The team and the players feel as though they are just getting started, a sentiment shared by many. But it is also a familiar feeling. Once again, the Matildas feel as though they are on the precipice of something. Just as they did after the 2015 World Cup.

This feeling of similarity isn't a second chance to solve the same set of problems that manifested after Canada 2015. Barring an unfathomably unbelievable dose of déjà vu, the team won't have to strike for better pay and conditions. And it won't be thrust into uncertainty and turmoil before a major tournament.

The hope is that the team's return to this intangible place follows a different path forward. And that the team will take everything it has learned during the years since Moncton to go further, finish higher, and do better.

The players will utilise the strength and resilience gained from the strike action, be fuelled by the adoration of a public that has turned up and tuned in in record numbers, feel supported by the secured equal pay deal, and be better equipped to deal with adversity after 2019 and 2020.

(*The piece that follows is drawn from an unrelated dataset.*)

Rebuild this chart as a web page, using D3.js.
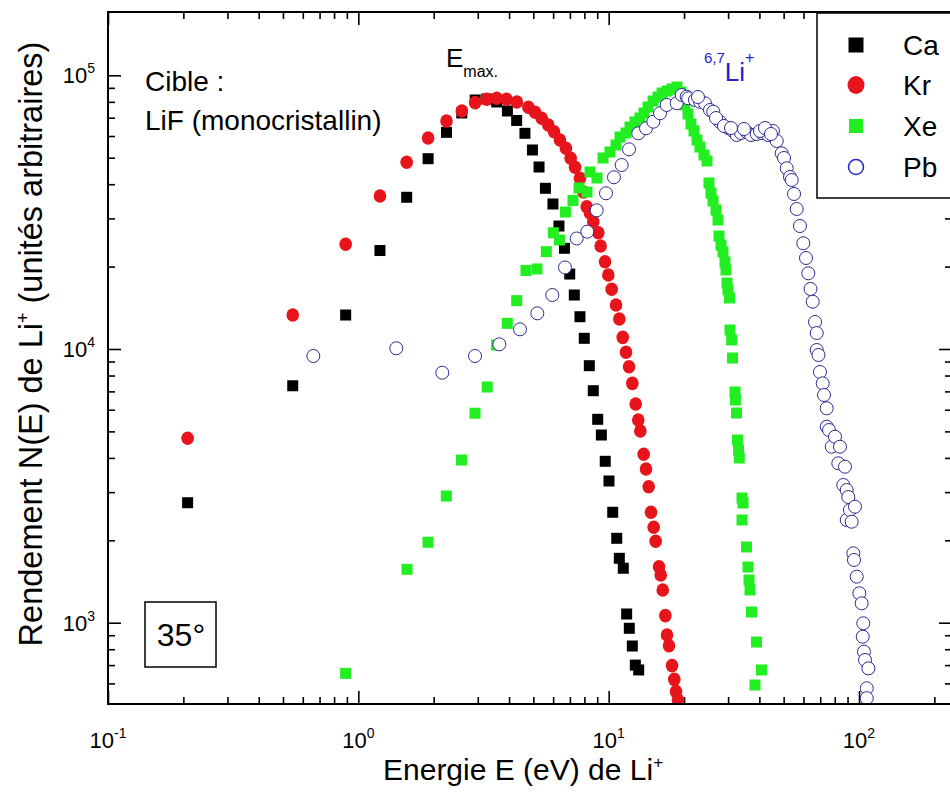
<!DOCTYPE html>
<html><head><meta charset="utf-8">
<script src="https://cdn.jsdelivr.net/npm/d3@7"></script>
<style>
body{margin:0;background:#fff}
svg text{font-family:"Liberation Sans",Arial,Helvetica,sans-serif}
</style>
</head><body>
<svg id="c" width="950" height="797"></svg>
<script>
// ---------------- data ----------------
const seriesNames = ["Ca","Kr","Xe","Pb"];
const xMajorExp = [-1,0,1,2];
const yMajorExp = [3,4,5];

const caE = [0.208,0.547,0.890,1.22,1.56,1.90,2.25,2.59,2.93,3.26,3.57,3.94,4.29,4.63,4.96,5.27,5.59,5.99,6.33,6.66,6.99,7.29,7.68,7.99,8.37,8.68,9.04,9.35,9.69,10.03,10.38,10.77,11.03,11.44,11.80,12.09,12.43,12.78,13.18];
const caN = [2744,7340,13310,22900,35840,49580,61890,72840,81240,81910,79900,74070,68390,61380,53350,46240,38650,33870,28140,23330,18790,15750,13120,10940,8690,7040,5535,4850,3888,3294,2532,2034,1719,1581,1076,954,822,700,672];

const krE = [0.208,0.547,0.890,1.22,1.56,1.90,2.25,2.59,2.93,3.26,3.57,3.91,4.30,4.78,5.08,5.40,5.74,6.05,6.39,6.75,7.05,7.34,7.68,7.93,8.17,8.42,8.68,9.09,9.29,9.67,9.97,10.28,10.70,11.03,11.38,11.73,12.06,12.43,12.82,13.13,13.38,13.80,14.10,14.45,14.76,15.13,15.41,15.89,16.14,16.44,16.84,17.10,17.42,17.91,18.29,18.58,18.92];
const krN = [4718,13310,24130,36220,48100,59000,68080,74070,79430,81710,82410,81710,79900,76400,73250,69650,65830,62220,58010,54120,49740,46120,42050,37460,33110,31400,29180,26600,23790,20840,18640,16530,14480,12870,11030,9725,8615,7490,6295,5503,5017,4124,3643,3140,2532,2232,1984,1602,1494,1317,1061,902,824,697,621,560,522];

const xeE = [0.890,1.565,1.898,2.246,2.584,2.925,3.272,3.570,3.936,4.292,4.675,5.173,5.636,6.010,6.362,6.722,7.203,7.612,8.194,8.424,8.982,9.493,10.12,10.70,11.10,11.73,12.17,12.74,13.34,13.84,14.36,15.04,15.74,16.34,17.11,17.91,18.75,19.45,20.18,20.75,21.32,21.92,22.53,23.16,24.03,24.71,25.16,25.63,26.11,26.84,27.34,27.59,28.10,28.62,29.15,29.42,29.70,29.97,30.39,30.53,31.00,31.24,31.96,32.10,32.41,32.71,33.01,33.26,34.10,34.41,34.10,35.53,36.03,36.36,36.70,37.21,38.95,40.79,38.42];
const xeN = [653,1567,1967,2903,3930,5824,7263,10340,12410,15020,19360,19610,22680,26590,25020,31660,34880,38750,37460,44340,42150,49870,52460,55630,59500,61550,64730,67520,69830,72840,76600,80550,83310,86150,87610,89130,90640,86900,77900,72210,66390,62600,58010,54700,51150,48630,40420,37150,34730,32200,29600,25880,23990,22620,20790,19440,17420,16430,15360,11730,10790,9270,6965,6512,5838,4650,4276,3997,2855,2737,2373,1891,1598,1432,1317,1094,850,672,592];

const pbE = [0.661,1.418,2.165,2.925,3.658,4.423,5.187,5.955,6.691,7.453,8.216,8.957,9.759,10.50,11.27,12.06,13.13,14.10,15.08,16.04,17.05,18.70,19.57,20.50,20.80,22.12,23.16,24.25,25.39,26.18,27.84,30.06,31.38,32.47,33.79,35.60,37.04,39.02,40.97,43.42,45.33,46.92,49.12,50.17,51.43,53.02,53.86,55.01,56.39,58.10,59.90,61.41,62.72,64.01,65.33,66.72,67.78,67.78,68.89,69.85,71.61,72.47,74.30,74.30,75.89,77.80,80.19,82.67,83.95,86.55,87.91,89.30,89.30,90.63,92.04,93.50,94.89,96.38,95.50,97.90,100.3,102.5,104.0,103.5,104.7,105.7,109.0,107.4,107.4,22.74,26.84,28.88,30.81,34.72,40.22,42.12,44.50];
const pbN = [9428,10060,8191,9428,10400,11800,13500,15750,19860,25340,26830,32120,37060,42400,47020,53650,61380,64040,67690,72650,77900,79030,84720,83520,82410,81240,80100,79030,74690,73620,67520,64190,62600,60520,61550,62060,60520,61030,61550,60520,62600,57540,51880,49870,45730,42500,41450,36840,32470,28140,24340,21500,18910,16570,14890,12550,11440,9915,9508,8241,7490,6791,6072,5202,5058,4395,4781,3823,4395,3185,3715,3053,2373,2879,2581,2339,1793,2653,1695,1473,1281,1177,995,889,784,731,681,576,530,83310,69830,65280,64190,63650,62600,64190,61030];

// ---------------- layout ----------------
const L = 108, R = 952, T = 12, B = 704;
const svg = d3.select("#c");
svg.append("rect").attr("width",950).attr("height",797).attr("fill","#fff");

const x = d3.scaleLog().domain([0.1,100]).range([108,859]);
const y = d3.scaleLog().domain([1e3,1e5]).range([622.7,75.3]);

const minorX = [], minorY = [];
for (let e=-1;e<=2;e++) for (let m=2;m<=9;m++){const v=m*Math.pow(10,e); if (x(v)<R) minorX.push(v);}
for (let e=2;e<=5;e++) for (let m=2;m<=9;m++){const v=m*Math.pow(10,e); const p=y(v); if (p>T && p<B) minorY.push(v);}
const majX = xMajorExp.map(e=>Math.pow(10,e));
const majY = yMajorExp.map(e=>Math.pow(10,e));

function styleAxis(g){ g.select(".domain").remove(); g.selectAll("line").attr("stroke","#000").attr("stroke-width",1.6); }
const axes = svg.append("g");
axes.append("g").attr("transform",`translate(0,${B})`).call(d3.axisBottom(x).tickValues(minorX).tickSize(-7).tickFormat("")).call(styleAxis);
axes.append("g").attr("transform",`translate(0,${B})`).call(d3.axisBottom(x).tickValues(majX).tickSize(-13).tickFormat("")).call(styleAxis);
axes.append("g").attr("transform",`translate(0,${T})`).call(d3.axisTop(x).tickValues(minorX).tickSize(-7).tickFormat("")).call(styleAxis);
axes.append("g").attr("transform",`translate(0,${T})`).call(d3.axisTop(x).tickValues(majX).tickSize(-13).tickFormat("")).call(styleAxis);
axes.append("g").attr("transform",`translate(${L},0)`).call(d3.axisLeft(y).tickValues(minorY).tickSize(-7).tickFormat("")).call(styleAxis);
axes.append("g").attr("transform",`translate(${L},0)`).call(d3.axisLeft(y).tickValues(majY).tickSize(-13).tickFormat("")).call(styleAxis);
axes.append("g").attr("transform",`translate(${R},0)`).call(d3.axisRight(y).tickValues(minorY).tickSize(-7).tickFormat("")).call(styleAxis);
axes.append("g").attr("transform",`translate(${R},0)`).call(d3.axisRight(y).tickValues(majY).tickSize(-13).tickFormat("")).call(styleAxis);

// tick labels
xMajorExp.forEach(e=>{
  const t = svg.append("text").attr("x",x(Math.pow(10,e))).attr("y",748).attr("text-anchor","middle").attr("font-size",22).attr("fill","#000");
  t.append("tspan").text("10");
  t.append("tspan").attr("dy",-10).attr("font-size",14).text(String(e));
});
yMajorExp.forEach(e=>{
  const t = svg.append("text").attr("x",95).attr("y",y(Math.pow(10,e))+8).attr("text-anchor","end").attr("font-size",22).attr("fill","#000");
  t.append("tspan").text("10");
  t.append("tspan").attr("dy",-10).attr("font-size",14).text(String(e));
});

// axis titles
const xt = svg.append("text").attr("x",383).attr("y",780).attr("font-size",30).attr("fill","#000");
xt.append("tspan").text("Energie E (eV) de Li");
xt.append("tspan").attr("dy",-12).attr("font-size",17).text("+");
const yt = svg.append("text").attr("transform","translate(42,344) rotate(-90)").attr("text-anchor","middle").attr("font-size",32.5).attr("fill","#000");
yt.append("tspan").text("Rendement N(E) de Li");
yt.append("tspan").attr("dy",-13).attr("font-size",18).text("+");
yt.append("tspan").attr("dy",13).text(" (unités arbitraires)");

// ---------------- points ----------------
svg.append("clipPath").attr("id","clip").append("rect").attr("x",L).attr("y",T).attr("width",R-L).attr("height",B-T);
const plot = svg.append("g").attr("clip-path","url(#clip)");
const zip = (a,b)=>a.map((v,i)=>({e:v,n:b[i]}));
const SQ = 11;
plot.append("g").selectAll("rect").data(zip(caE,caN)).join("rect")
  .attr("x",d=>x(d.e)-SQ/2).attr("y",d=>y(d.n)-SQ/2).attr("width",SQ).attr("height",SQ).attr("fill","#000");
plot.append("g").selectAll("ellipse").data(zip(krE,krN)).join("ellipse")
  .attr("cx",d=>x(d.e)).attr("cy",d=>y(d.n)).attr("rx",6.3).attr("ry",6.8).attr("fill","#e8141b");
plot.append("g").selectAll("rect").data(zip(xeE,xeN)).join("rect")
  .attr("x",d=>x(d.e)-SQ/2).attr("y",d=>y(d.n)-SQ/2).attr("width",SQ).attr("height",SQ).attr("fill","#22ee22");
plot.append("g").selectAll("circle").data(zip(pbE,pbN)).join("circle")
  .attr("cx",d=>x(d.e)).attr("cy",d=>y(d.n)).attr("r",6.5).attr("fill","#fff").attr("stroke","#2a2a90").attr("stroke-width",1);

// frame
svg.append("rect").attr("x",L).attr("y",T).attr("width",R-L).attr("height",B-T).attr("fill","none").attr("stroke","#000").attr("stroke-width",2);

// ---------------- annotations ----------------
svg.append("text").attr("x",145).attr("y",91).attr("font-size",28).text("Cible :");
svg.append("text").attr("x",145).attr("y",130).attr("font-size",28).text("LiF (monocristallin)");
const em = svg.append("text").attr("x",446).attr("y",67).attr("font-size",26);
em.append("tspan").text("E");
em.append("tspan").attr("dy",10).attr("font-size",16).text("max.");
const li = svg.append("text").attr("x",704).attr("y",81).attr("font-size",26).attr("fill","#2222cc");
li.append("tspan").attr("dy",-18).attr("font-size",15).text("6,7");
li.append("tspan").attr("dy",18).text("Li");
li.append("tspan").attr("dy",-18).attr("font-size",16).text("+");

svg.append("rect").attr("x",145).attr("y",602).attr("width",71).attr("height",65).attr("fill","#fff").attr("stroke","#000").attr("stroke-width",1.5);
svg.append("text").attr("x",181).attr("y",646).attr("text-anchor","middle").attr("font-size",32).text("35°");

// ---------------- legend ----------------
const lg = svg.append("g");
lg.append("rect").attr("x",817).attr("y",13).attr("width",160).attr("height",185).attr("fill","#fff").attr("stroke","#000").attr("stroke-width",1.5);
const rows = [45,85,126,167];
seriesNames.forEach((s,i)=>{
  const cy = rows[i], cx = 856;
  if (s==="Ca") lg.append("rect").attr("x",cx-7.5).attr("y",cy-7.5).attr("width",15).attr("height",15).attr("fill","#000");
  if (s==="Kr") lg.append("ellipse").attr("cx",cx).attr("cy",cy).attr("rx",8.5).attr("ry",9).attr("fill","#e8141b");
  if (s==="Xe") lg.append("rect").attr("x",cx-7).attr("y",cy-7).attr("width",14).attr("height",14).attr("fill","#22ee22");
  if (s==="Pb") lg.append("circle").attr("cx",cx).attr("cy",cy).attr("r",7.5).attr("fill","#fff").attr("stroke","#2828c8").attr("stroke-width",1.5);
  lg.append("text").attr("x",903).attr("y",cy+10).attr("font-size",28).text(s);
});
</script>
</body></html>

The hope is that the sum of these experiences will produce something greater than their individual joy or heartache.

The on-field product will come. And we know it will because we watched it in Tokyo. First in glimpses, then in bursts and fragments, sometimes even proper chunks.

Pre-tournament expectations weren't high -- the focus was firmly on the future -- but the team balanced the long game with the short, continuing preparations for 2023 while recording a best Olympic result.

The minutes put into new players provide grounds for excitement; and the use of a fluid backline worked more times than it didn't, highlighting the team's strength -- speedy wide players -- in order to minimise a weak spot created by the lack of midfielders.

Talent ID camps and the changing face of the W-League mean the depth problem that has plagued Australia for years is being addressed, and the AFC Women's Asian Cup at the start of 2022 provides the Matildas with another chance to blood the youngsters, to get things right, to nail the dress rehearsal.

Everything is set so this team, long-earmarked for its potential, can realise it. In less than two years' time, the hope is that the Matildas will finish a major tournament not only with a Simon moment or a Kerr one, but with an army of fans, just as many moments, and a trophy to boot.